When I was three years old, my family bought a Fiat Uno 45 and the 128 was gradually left behind in the garage more often. All the better, I thought, because that meant I could play with her. I would sneak into the garage, cunningly slip inside and, with one hand on the steering wheel and the other on the gear stick, I would imagine I was driving her. Let’s just say that we spent many hours, making countless long trips together!
The Fiat 128 stayed with us until I was 7 years old. The family had grown and now we needed a bigger car.
So, my father sold her to a mechanic who lived nearby. But from that moment on I set myself an objective: I had to bring her back home. I began turning up at the mechanic’s workshop and chatting to him about anything and everything, and I soon became his friend. He would even let me wash her every so often.
But my 128 was only used for heavy jobs, in the fields. “This car is stronger than a truck”, her new owner would say. But she was beginning to find it tough. Then one day, he parked her in the street and never drove her again. Hot summers, cold icy winters... it was torture for me to see her reduced to such a terrible condition. When I turned 18, I returned to the workshop and made her owner an offer, with no idea what to expect. “Go ahead and take her, João - he told me - I don’t need her anymore.” He wouldn’t take a single escudo, but he gladly accepted a demijohn of Port.

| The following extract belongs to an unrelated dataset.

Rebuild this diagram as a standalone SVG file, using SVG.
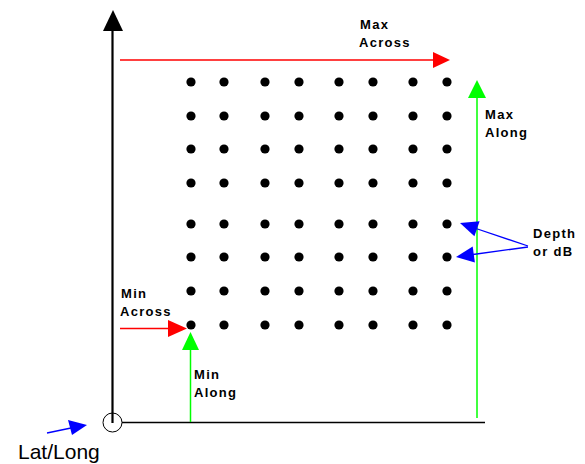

The car had been a stationary in the road for two years: she was dirty, rusty and faded. She was full of rubbish and covered in dirt and dust. We changed the battery and poured some petrol straight into the carb to “revive” her, but the engine wouldn’t start. There was nothing for it but to resort to a good old push. Halfway down a hill, my beloved 128 suddenly seemed to come to her senses. It was as if she could hardly believe it herself: the sound of her engine was croakier than usual, but it still worked.
When I got her home, I bumped into my father. At first he was annoyed that I’d brought her back. But then he saw her, or maybe he saw the way I was looking at her. Two minutes later he was helping me to sand down the rust.
It took the workshop quite a few attempts to tackle such an advanced level of corrosion on the bodywork and restore the various parts. And then we moved on to the engine, which had compression leaks. She was cleaned up and serviced, and we tried to retain her original parts as much as possible: this was an essential prerequisite of her restoration.
I still remember the day I went to pick up my yellow 128 from the workshop with my father as if it were yesterday. She was shiner than she had ever been before and, despite all the restoration work, her interiors still had that same scent of yesteryear. My childhood dream had come true.
After just two weeks I “asked” my 128 if she still knew how to run: we set off on a 700 km trip, returning 3 days later. Since then, I have kept a diary, which I update after every trip. In it I’ve noted, for example, that her engine has recovered its sound and power, but also that my yellow 128 is met by smiles, waves and admiring glances wherever we go. The weekend is our special time and the road through the Douro Valley is our favourite route. We try to spend as much time together as possible: some of our most memorable moments have been at classic car parades and meets, but also at the regularity rallies, like the one I took part in with my brother last year.
All the sacrifices, difficulties and time - especially the time - that I’ve dedicated to this adventure, have been an excellent investment. My Fiat 128 is the best travelling companion anyone could wish for and she’s been here, by my side, my whole life long.